De vijf denkstappen voor hulp bieden
Men doorloopt 5 denkstappen voordat zij hulp bieden. Deze denkstappen zijn:
- Opmerken van een noodsituatie
- Interpreteren van een noodsituatie
- Verantwoordelijkheid nemen (dit gebeurt sneller wanneer je alleen bent)
- Besluiten hoe je gaat helpen
- Hulp bieden
Wat kan er mis gaan tijdens deze denkstappen, waardoor een persoon geen hulp biedt?
- Te veel stimuli. Denk aan een drukke stad met veel lawaai. Men kan hierdoor een noodsituatie minder snel opmerken. Ook kan te veel met jezelf bezig zijn het opmerken van een noodsituatie in de weg staan.

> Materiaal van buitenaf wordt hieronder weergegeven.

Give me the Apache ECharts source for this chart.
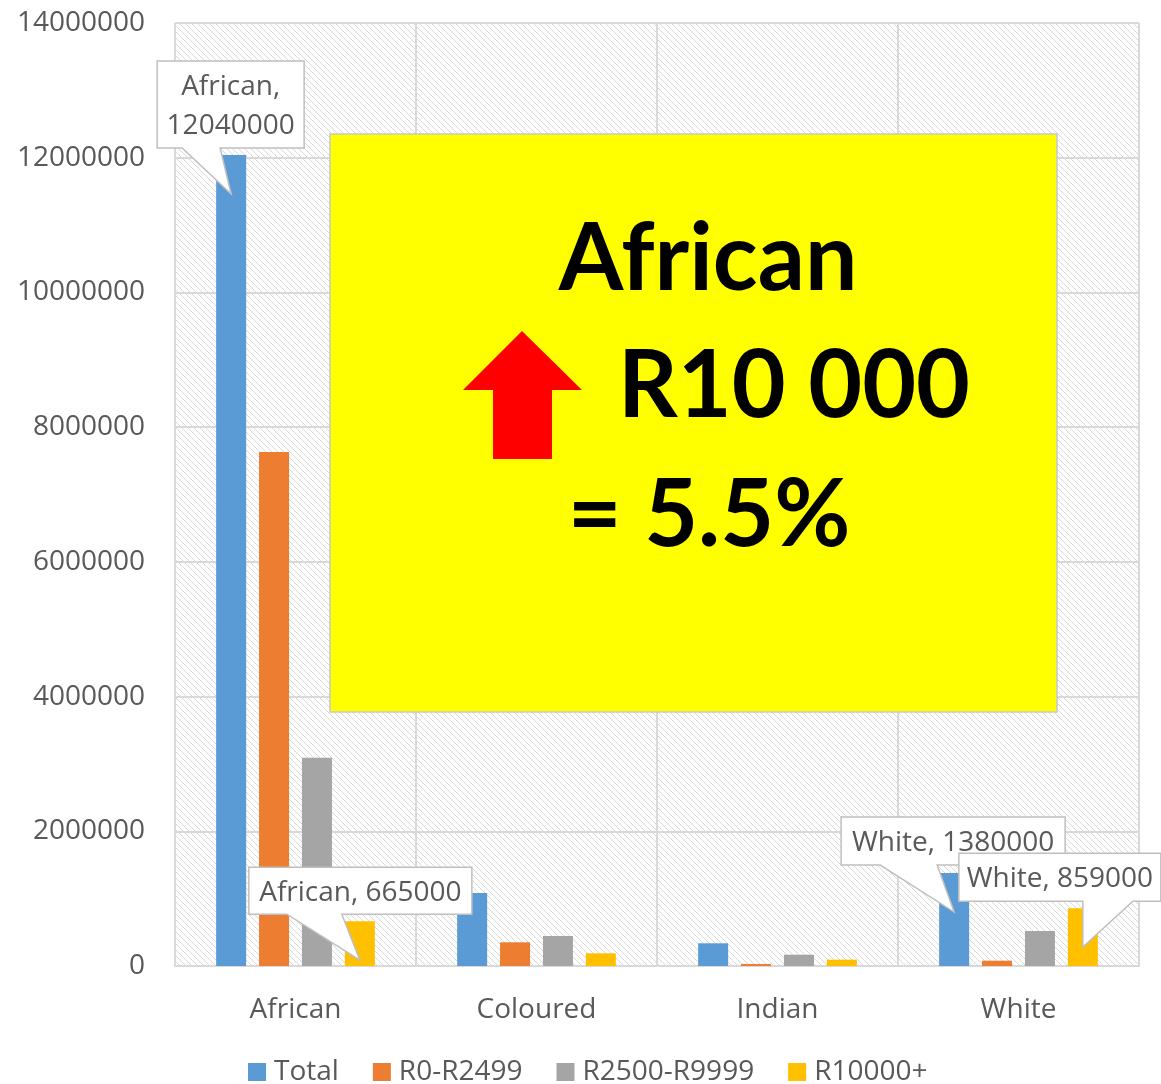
<!DOCTYPE html>
<html><head><meta charset="utf-8">
<script src="https://cdn.jsdelivr.net/npm/echarts@6/dist/echarts.min.js"></script>
<style>html,body{margin:0;padding:0;background:#fff}#c{width:1161px;height:1084px}</style>
</head><body><div id="c"></div>
<script>
// ---- data ----
const categories = ['African', 'Coloured', 'Indian', 'White'];
const seriesNames = ['Total', 'R0-R2499', 'R2500-R9999', 'R10000+'];
const totalValues = [12040000, 1084000, 337000, 1380000];
const r0to2499Values = [7630000, 352000, 30000, 79000];
const r2500to9999Values = [3090000, 445000, 168000, 520000];
const r10000plusValues = [665000, 188000, 94000, 859000];
const yMin = 0, yMax = 14000000, yStep = 2000000;
// callouts: which bar they point at
const calloutTargets = [
  { series: 0, cat: 0, multiline: true },
  { series: 3, cat: 0 },
  { series: 0, cat: 3 },
  { series: 3, cat: 3 }
];
const noteLines = ['African', 'R10 000', '= 5.5%'];

// ---- styles ----
const colors = ['#5B9BD5', '#ED7D31', '#A5A5A5', '#FFC000'];
const FONT = '"Open Sans", "Liberation Sans", sans-serif';
const TXT = '#595959';
// callout box geometry relative to pointer tip: [left,right,top,bottom,baseA,baseB]
const calloutGeom = [
  [-74, 73, -133, -46, -49, -11],
  [-111, 112, -93, -46, -73, -18],
  [-113, 111, -95, -47, -74, -17],
  [-124, 78, -94, -46, 0, 50]
];
const TIP_DEPTH = 39;

const pc = document.createElement('canvas');
pc.width = 6; pc.height = 6;
const g = pc.getContext('2d');
g.fillStyle = '#ffffff'; g.fillRect(0, 0, 6, 6);
g.strokeStyle = '#d8d8d8'; g.lineWidth = 1;
g.beginPath();
g.moveTo(0, 0); g.lineTo(6, 6);
g.moveTo(-1, 5); g.lineTo(1, 7);
g.moveTo(5, -1); g.lineTo(7, 1);
g.stroke();
const hatch = { image: pc, repeat: 'repeat' };

const allValues = [totalValues, r0to2499Values, r2500to9999Values, r10000plusValues];

const chart = echarts.init(document.getElementById('c'), null, { renderer: 'canvas' });
chart.setOption({
  animation: false,
  backgroundColor: '#ffffff',
  color: colors,
  grid: {
    left: 175, right: 22, top: 23, bottom: 118,
    show: true, backgroundColor: hatch, borderWidth: 0,
    outerBoundsMode: 'none', containLabel: false
  },
  legend: {
    data: seriesNames,
    left: 243, top: 1053,
    icon: 'rect', itemWidth: 18, itemHeight: 18, itemGap: 34,
    textStyle: { fontFamily: FONT, fontSize: 28, color: TXT, padding: [0, 0, 0, 3] }
  },
  xAxis: {
    type: 'category', data: categories,
    axisLine: { show: true, lineStyle: { color: '#d9d9d9', width: 2 } },
    axisTick: { show: false },
    splitLine: { show: true, lineStyle: { color: '#d9d9d9', width: 2 } },
    axisLabel: { fontFamily: FONT, fontSize: 28, color: TXT, margin: 30 }
  },
  yAxis: {
    type: 'value', min: yMin, max: yMax, interval: yStep,
    axisLine: { show: false }, axisTick: { show: false },
    splitLine: { show: true, lineStyle: { color: '#d9d9d9', width: 2 } },
    axisLabel: { fontFamily: FONT, fontSize: 28, color: TXT, margin: 30, formatter: v => String(v) }
  },
  series: seriesNames.map((n, i) => ({
    name: n, type: 'bar', data: allValues[i],
    barWidth: 30, barGap: '43%',
    itemStyle: { color: colors[i] }
  }))
});

const BIG = { fontFamily: 'Lato, sans-serif', fontWeight: 'bold', fontSize: 93, fill: '#000000', align: 'center', verticalAlign: 'middle' };
const gfx = [
  { type: 'rect', id: 'note', z: 50, shape: { x: 330, y: 134, width: 727, height: 578 },
    style: { fill: '#FFFF00', stroke: '#c8c8c8', lineWidth: 1.5 } },
  { type: 'polygon', id: 'arrow', z: 51, shape: { points: [[522, 331], [582, 390], [552, 390], [552, 459], [493, 459], [493, 390], [463, 390]] },
    style: { fill: '#FF0000' } },
  { type: 'text', id: 'n1', x: 708, y: 260, z: 51, style: Object.assign({ text: noteLines[0] }, BIG) },
  { type: 'text', id: 'n2', x: 794, y: 387, z: 51, style: Object.assign({ text: noteLines[1] }, BIG) },
  { type: 'text', id: 'n3', x: 709, y: 516, z: 51, style: Object.assign({ text: noteLines[2] }, BIG) }
];

// callouts anchored to the bars laid out by ECharts
const model = chart.getModel();
calloutTargets.forEach((t, k) => {
  const data = model.getSeriesByIndex(t.series).getData();
  const lay = data.getItemLayout(t.cat);
  const cx = lay.x + lay.width / 2;
  const top = Math.min(lay.y, lay.y + lay.height);
  const tx = cx, ty = top + TIP_DEPTH;
  const [L, R, T, B, a, b] = calloutGeom[k];
  const pts = [[tx + L, ty + T], [tx + R, ty + T], [tx + R, ty + B], [tx + b, ty + B], [tx, ty], [tx + a, ty + B], [tx + L, ty + B]];
  const val = allValues[t.series][t.cat];
  const label = categories[t.cat] + ',' + (t.multiline ? '\n' : ' ') + val;
  gfx.push({ type: 'polygon', id: 'cb' + k, z: 60 + k * 2, shape: { points: pts },
    style: { fill: '#ffffff', stroke: '#bfbfbf', lineWidth: 1.5 } });
  gfx.push({ type: 'text', id: 'ct' + k, z: 61 + k * 2, x: tx + (L + R) / 2, y: ty + (T + B) / 2 + 2,
    style: { text: label, fontFamily: FONT, fontSize: 28, fill: TXT, align: 'center', verticalAlign: 'middle', lineHeight: 39 } });
});
chart.setOption({ graphic: gfx });
</script></body></html>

- Ambigue situaties kunnen het interpreteren van een noodsituatie lastig maken. Is dit stoeien of een serieus gevecht? Ook lastig voor veel mensen is norm of family privacy. Men aarzelt vaak wanneer er ruzie/geweld optreedt tussen familieleden. Een ander fenomeen dat zorgt voor verhindering van stap twee is pluralistic ignorance. Dit zorgt ervoor dat iedereen naar elkaar kijkt en afwacht tot iemand ingrijpt, waardoor de groep verlamd raakt door besluiteloosheid.
- Bij het nemen van verantwoordelijkheid speelt één factor een belangrijke rol: diffusion of responsability. Zodra er andere mensen in de buurt zijn, heeft men de neiging de verantwoordelijkheid op hen af te schuiven: "Iemand anders zal vast beter weten wat er moet gebeuren in deze situatie".
- Bij het besluiten hoe er hulp geboden moet worden, speelt bevoegdheid een belangrijke rol. Heb je een EHBO-diploma? Dan zul je sneller zelf te hulp schieten (direct intervention), maar je kunt ook 112 bellen, omdat je zelf niet bevoegd bent (detour intervention). Beide zijn goede manieren van helpen.
- Wat het daadwerkelijk helpen van het slachtoffer nog in de weg kan staan, is audience inhibition. Dit is de angst om af te gaan voor een groep mensen. "Wat nou als het niet echt een noodsituatie is? Misschien is het een grap en ben ik de enige die erin trapt".
Een filmpje dat dit effect goed weergeeft, is
dit filmpje. Dit is een experiment, uitgevoerd in 2009. De psychologe legt uit dat men geconfronteerd wordt met twee regels:
- Je moet helpen
- Je moet doen wat alle andere mensen doen
Dit conflict is goed te zien bij de vrouw in het filmpje rond 2:20. Zij staat even stil en kijkt naar de man. Ze voelt dat ze moet helpen, maar de rest doet niets. Zij wil vervolgens dus doorlopen, tot ze ziet dat iemand anders de man te hulp schiet. Hierdoor kloppen beide regels weer en mag ze van zichzelf helpen.
Conclusie
Op basis van de genoemde informatie is te concluderen dat men een grotere kans heeft om geholpen te worden tijdens een noodsituatie op het platteland dan in hartje Amsterdam.